Hundreds of millions of downloads. 10 years of Java. Where do you begin the process converting to Kotlin?
Strategy and a plugin for supercharging your conversion
When I arrived at Pandora, in October 2018, our Android codebase was only nominally Kotlin. As of this writing, we’re fast approaching half of our codebase. That’s six months to quadruple the Kotlin in our Android codebase. And while we expect the pace to slow, we’re not stopping.
Kotlin has several advantages, but converting Java to Kotlin isn’t without risk. I have had to fix a few bugs I’ve created in this process, almost always related to nullability.
For example, a Java string may or may not be null. When the auto-conversion tool migrates the Java string to Kotlin, it optimistically assumes that the string will not support null - but, unfortunately, this isn’t always the case. We just introduced a bug that you may only find when the code is in production.
We already write all new code in Kotlin, but working in existing Java files we are much more cautious about introducing problems just for the sake of conversion.
How do you convert hundreds of thousands of lines of code to Kotlin while building new features and supporting so many users? Very carefully. We take several approaches to our conversion process:
Convert individual files you are working on as it makes sense.
Convert smaller modules and packages in a single-go.
Convert files by size, smallest first.
Convert all test classes.
Each of these ways has its own caveats and best practices we use.
Individual files, as you go
This is the slowest part, and some reason that the percentage of Kotlin in our codebase stayed relatively flat for a long time. You don’t edit as many files on a day-to-day basis as you think in your codebase. A lot of the high-touch files are also the highest risk for conversion. The speed with which you convert this way has a lot to do with your risk tolerance. On the plus side, this conversion is good because it’s done by an author who has high knowledge of the file they’re converting. This means that nullability inference is probably better than somebody who doesn’t know the particular class they’re trying to convert.
Small modules and packages
Depending on how you have structured your application, finding small, self-contained areas of your code convertible with little change to calling code. For us, there were several places we could quickly convert with no changes in calling code that gave us a quick boost.
The key here is to identify the developer who has the most knowledge of the module. And, it’s even better if you have good unit tests around the nullability and/or annotations on the methods already.
Class by lines of code, small to large
This is self-explanatory, but the reasoning has a lot to do with Kotlin itself. Tiny Java classes often convert easily to data classes.
All the tests!
There are a couple great reasons for converting tests, even if you aren’t converting the classes under test. The first is that it’s code that doesn’t end up in production, and tests that pass before and after are self-validating. The bigger reason is that converting a test class and the class under test to Kotlin at the same time carries the increased risk of missing a nullable incompatibility.
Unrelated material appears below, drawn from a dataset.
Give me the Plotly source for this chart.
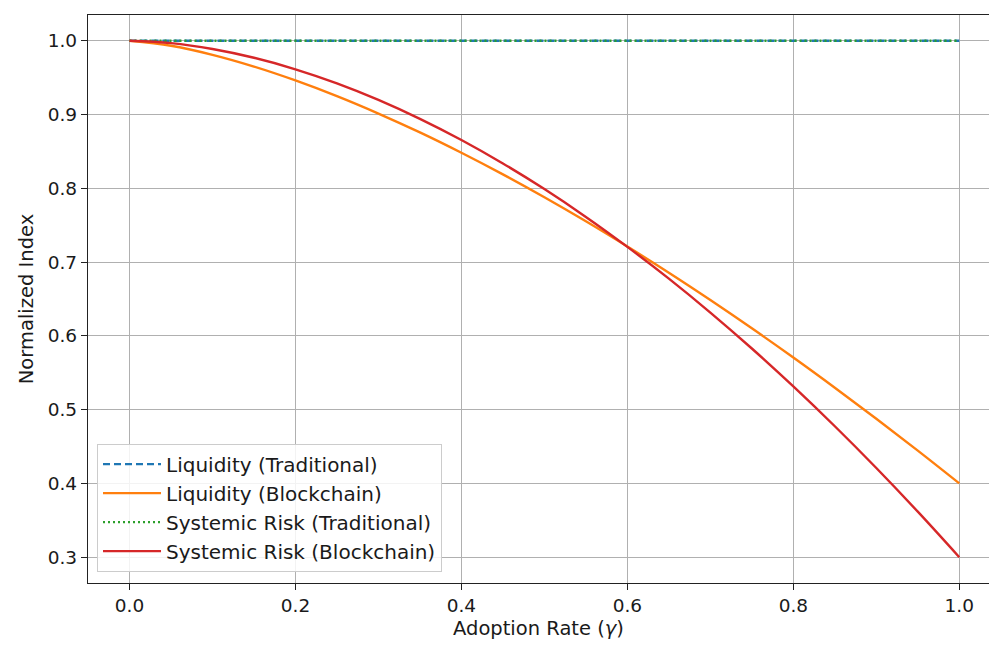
import plotly.graph_objects as go

gamma = [0.00, 0.05, 0.10, 0.15, 0.20, 0.25, 0.30, 0.35, 0.40, 0.45, 0.50,
         0.55, 0.60, 0.65, 0.70, 0.75, 0.80, 0.85, 0.90, 0.95, 1.00]
liq_trad = [1.0] * 21
liq_chain = [1.000, 0.9933, 0.9810, 0.9651, 0.9463, 0.9250, 0.9014, 0.8758, 0.8482, 0.8189, 0.7879,
             0.7553, 0.7211, 0.6856, 0.6486, 0.6103, 0.5707, 0.5298, 0.4877, 0.4444, 0.4000]
risk_trad = [1.0] * 21
risk_chain = [1.000, 0.9968, 0.9889, 0.9770, 0.9614, 0.9423, 0.9199, 0.8942, 0.8655, 0.8337, 0.7990,
              0.7613, 0.7207, 0.6776, 0.6316, 0.5829, 0.5315, 0.4775, 0.4209, 0.3617, 0.3000]

x_ticks = [0.0, 0.2, 0.4, 0.6, 0.8, 1.0]
y_ticks = [0.3, 0.4, 0.5, 0.6, 0.7, 0.8, 0.9, 1.0]

font = "DejaVu Sans"
fig = go.Figure()
fig.add_trace(go.Scatter(x=gamma, y=liq_trad, mode="lines", name="Liquidity (Traditional)",
                         line=dict(color="#1f77b4", width=2.4, dash="7px,4px")))
fig.add_trace(go.Scatter(x=gamma, y=liq_chain, mode="lines", name="Liquidity (Blockchain)",
                         line=dict(color="#ff7f0e", width=2.4, shape="spline")))
fig.add_trace(go.Scatter(x=gamma, y=risk_trad, mode="lines", name="Systemic Risk (Traditional)",
                         line=dict(color="#2ca02c", width=2.4, dash="2px,3px")))
fig.add_trace(go.Scatter(x=gamma, y=risk_chain, mode="lines", name="Systemic Risk (Blockchain)",
                         line=dict(color="#d62728", width=2.4, shape="spline")))

fig.update_layout(
    width=989, height=646,
    margin=dict(l=88, r=0, t=15, b=63),
    plot_bgcolor="white", paper_bgcolor="white",
    font=dict(family=font, size=18.5, color="#1a1a1a"),
    showlegend=True,
    legend=dict(x=0.01, y=0.02, xanchor="left", yanchor="bottom",
                bgcolor="rgba(255,255,255,0.85)", bordercolor="#cccccc", borderwidth=1,
                font=dict(family=font, size=20), tracegroupgap=0, itemwidth=58),
    xaxis=dict(range=[-0.05, 1.0358], tickvals=x_ticks, ticktext=[f"{v:.1f}" for v in x_ticks],
               showgrid=True, gridcolor="#b0b0b0", gridwidth=1, automargin=False,
               showline=True, linecolor="#222", linewidth=1.3, mirror=True,
               ticks="outside", ticklen=6, tickcolor="#222", zeroline=False,
               title=dict(text="Adoption Rate (<i>γ</i>)", font=dict(size=19.5), standoff=6),
               tickfont=dict(size=18.5)),
    yaxis=dict(range=[0.265, 1.035], tickvals=y_ticks, ticktext=[f"{v:.1f}" for v in y_ticks],
               showgrid=True, gridcolor="#b0b0b0", gridwidth=1, automargin=False,
               showline=True, linecolor="#222", linewidth=1.3, mirror=False,
               ticks="outside", ticklen=6, tickcolor="#222", zeroline=False,
               title=dict(text="Normalized Index", font=dict(size=19.5), standoff=8),
               tickfont=dict(size=18.5)),
)
fig.write_html("out.html", config={"displayModeBar": False},
               post_script="document.body.style.margin='0';document.body.style.overflow='hidden';")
Converting a test class ahead of time adds gravity to converting the class under test for the same reason: If the tests pass before and after you convert the class, then you have higher confidence in the conversion.
While converting tests may seem as if you are cheating to bring the percentage of Kotlin in your codebase, it’s a necessary step, and increases the likelihood that the code it tests is converted.
One final word on test conversions; if you use Mockito, you’ll want to use a Kotlin specific overlay, such as mockito-kotlin. The big gains here are not having to back-tick the Mockito when calls, and proper understanding of nullable, and non-nullable types for any() and eq() calls.
How to find the files to convert next?
Converting the files you’re working on, or specific modules/packages is straight-forward. Converting tests en masse is, or finding files by size becomes trickier. When we started it was a manual process. Run a script to find the candidate files, paste the results into a shared spreadsheet, mark the spreadsheet when you are working on or have completed the conversion of a file. This is admittedly not a good solution. Especially given the size of our codebase, and the number of engineers actively working on it.
So, I had a thought: A PLUGIN! And from that idea was born the Multiple FIle Kotlin Converter (source code). This is a JetBrains IDE specific plugin that works in IntelliJ and Android Studio. It has useful features beyond the built-in conversion option.
The plugin allows you to:
Paste a list of files, which we’ve used a fair bit based on our identification of easy to convert files with our scripts
Search for files by size, or file name matching.
The default conversion also drops the ball sizeably. If you use a version control system, like git, then you will lose all the file history. This was a big problem for us in pushing for more conversion, because we have a lot of history we want to maintain. Because the file extension changes at the same time as the file content, git views this as a delete and an add. To get around this we play a trick on git:
Make a commit that renames the file to the .kt extension, but changes none of the code.
Change the file extension back to .java, so that the JetBrains conversion action recognizes the file
Apply the JetBrains conversion action on the Java file which renames the file to .kt
Since we make a separate commit for the file extension and then perform the conversion, git maintains the history. As you would expect, the plugin allows you to customize the commit message.
The plugin is open-source, so look at the code and submit PRs, or make feature suggestions.
How much of your codebase is Kotlin? 0%? 100%? How have you found the process? What tips and tricks do you have?